The NSW Police Marine Area Command was kept busy on the Hunter’s waterways at the weekend, issuing numerous infringements and warnings.
Operation Armada, a high-visibility and mobile policing strategy targeting vessels and personal watercraft compliance, took place on Saturday 5 December and Sunday 6 December throughout the state, including Newcastle Harbour and Port Stephens.
The two-day campaign also involved local officers from police area commands and districts.
Fifty-four boats were deployed, too, carrying out 120 drug and random breath tests on 733 vessels and 175 jet skis, while patrolling 210 boat ramps and marinas.
About 60 infringement notices were issued for speeding, not having correct safety equipment, and not wearing life jackets.
However, there were no positive drug or alcohol tests.
Marine Area Commander Superintendent Joseph McNulty said he was pleased with the result.
“It’s good to see that people are taking safety seriously when it comes to drug and drink driving, that’s a really positive result,” he stated.
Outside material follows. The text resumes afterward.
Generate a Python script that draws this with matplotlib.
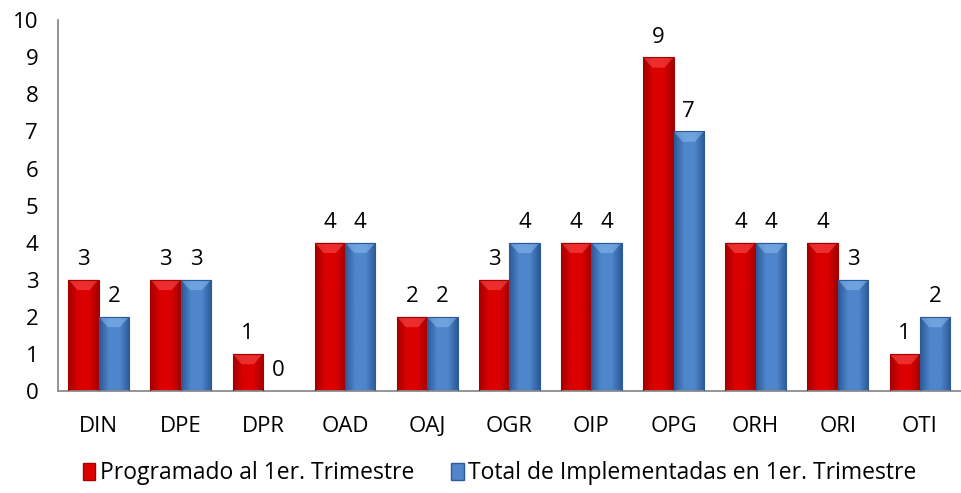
import numpy as np
import matplotlib.pyplot as plt
from matplotlib.colors import LinearSegmentedColormap
from matplotlib.patches import Polygon, Patch

plt.rcParams['font.family'] = ['Open Sans', 'DejaVu Sans']

categorias = ['DIN', 'DPE', 'DPR', 'OAD', 'OAJ', 'OGR', 'OIP', 'OPG', 'ORH', 'ORI', 'OTI']
programado = [3, 3, 1, 4, 2, 3, 4, 9, 4, 4, 1]
implementadas = [2, 3, 0, 4, 2, 4, 4, 7, 4, 3, 2]
nombres = ['Programado al 1er. Trimestre', 'Total de Implementadas en 1er. Trimestre']

# colores: borde oscuro, centro claro, bisel superior
rojo = ('#a30000', '#dc0000', '#ff5a5a')
azul = ('#2c5a98', '#4f86cc', '#8fc0f4')


def pintar_barras(ax, barras, colores):
    cmap = LinearSegmentedColormap.from_list('g', [colores[0], colores[1], colores[1], colores[0]])
    grad = np.linspace(0, 1, 64).reshape(1, -1)
    for b in barras:
        x, w, h = b.get_x(), b.get_width(), b.get_height()
        if h <= 0:
            continue
        b.set_facecolor('none')
        b.set_edgecolor('none')
        im = ax.imshow(grad, cmap=cmap, aspect='auto', extent=(x, x + w, 0, h),
                       zorder=2, interpolation='bicubic')
        im.set_clip_path(b)
        bis = min(0.28, h * 0.3)
        m = w * 0.3
        ax.add_patch(Polygon([(x, h), (x + w, h), (x + w - m, h - bis), (x + m, h - bis)],
                             closed=True, facecolor=colores[2], edgecolor='none', alpha=0.5, zorder=3))
        ax.add_patch(Polygon([(x, h), (x + w, h), (x + w, 0), (x, 0)], closed=True,
                             facecolor='none', edgecolor=colores[0], linewidth=0.8, zorder=3))


fig = plt.figure(figsize=(9.61, 4.93), dpi=100, facecolor='white')
ax = fig.add_axes([0.060, 0.207, 0.940, 0.752])

x = np.arange(len(categorias))
ancho = 0.37
b1 = ax.bar(x - ancho / 2, programado, ancho, color=rojo[1], label=nombres[0], zorder=2)
b2 = ax.bar(x + ancho / 2, implementadas, ancho, color=azul[1], label=nombres[1], zorder=2)

for barras, vals in ((b1, programado), (b2, implementadas)):
    for b, v in zip(barras, vals):
        ax.annotate(str(v), (b.get_x() + b.get_width() / 2, v), xytext=(0, 7),
                    textcoords='offset points', ha='center', va='bottom', fontsize=16)

pintar_barras(ax, b1, rojo)
pintar_barras(ax, b2, azul)

ax.set_xlim(-0.5, len(categorias) - 0.5)
ax.set_ylim(0, 10)
ax.set_yticks(range(0, 11))
ax.set_xticks(x)
ax.set_xticklabels(categorias)
ax.tick_params(axis='both', length=0, labelsize=16)
ax.tick_params(axis='x', pad=18)
ax.tick_params(axis='y', pad=14)
for s in ('top', 'right'):
    ax.spines[s].set_visible(False)
for s in ('left', 'bottom'):
    ax.spines[s].set_color('#8c8c8c')
    ax.spines[s].set_linewidth(1.3)

manijas = [Patch(facecolor=rojo[1], edgecolor=rojo[0]), Patch(facecolor=azul[1], edgecolor=azul[0])]
fig.legend(manijas, nombres, loc='center', bbox_to_anchor=(0.52, 0.04), ncol=2, frameon=False,
           fontsize=16.5, handlelength=0.55, handleheight=0.75, handletextpad=0.2, columnspacing=1.6)

fig.savefig('out.png', dpi=100, facecolor='white')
“But, I also want to remind the boat users who were fined about the importance of wearing lifejackets, having correct safety equipment and not speeding.
“If you are a skipper, remember you are responsible for the safety of everyone on your boat.
“If you are operation a passenger, wear a life jacket; it will save your life.”
Superintendent McNulty said police would continue to be out in force over the summer period, with operations targeting rule breaking.
“We have some of the most picturesque waterways in the country, which also means they see a significant increase in recreational activity during warmer months, meaning more boating incidents and water related injuries and fatalities,” he added.
“Large-scale operations like this are necessary during the warmer months to ensure the communities safety on our waterways by targeting dangerous and anti-social behaviour.”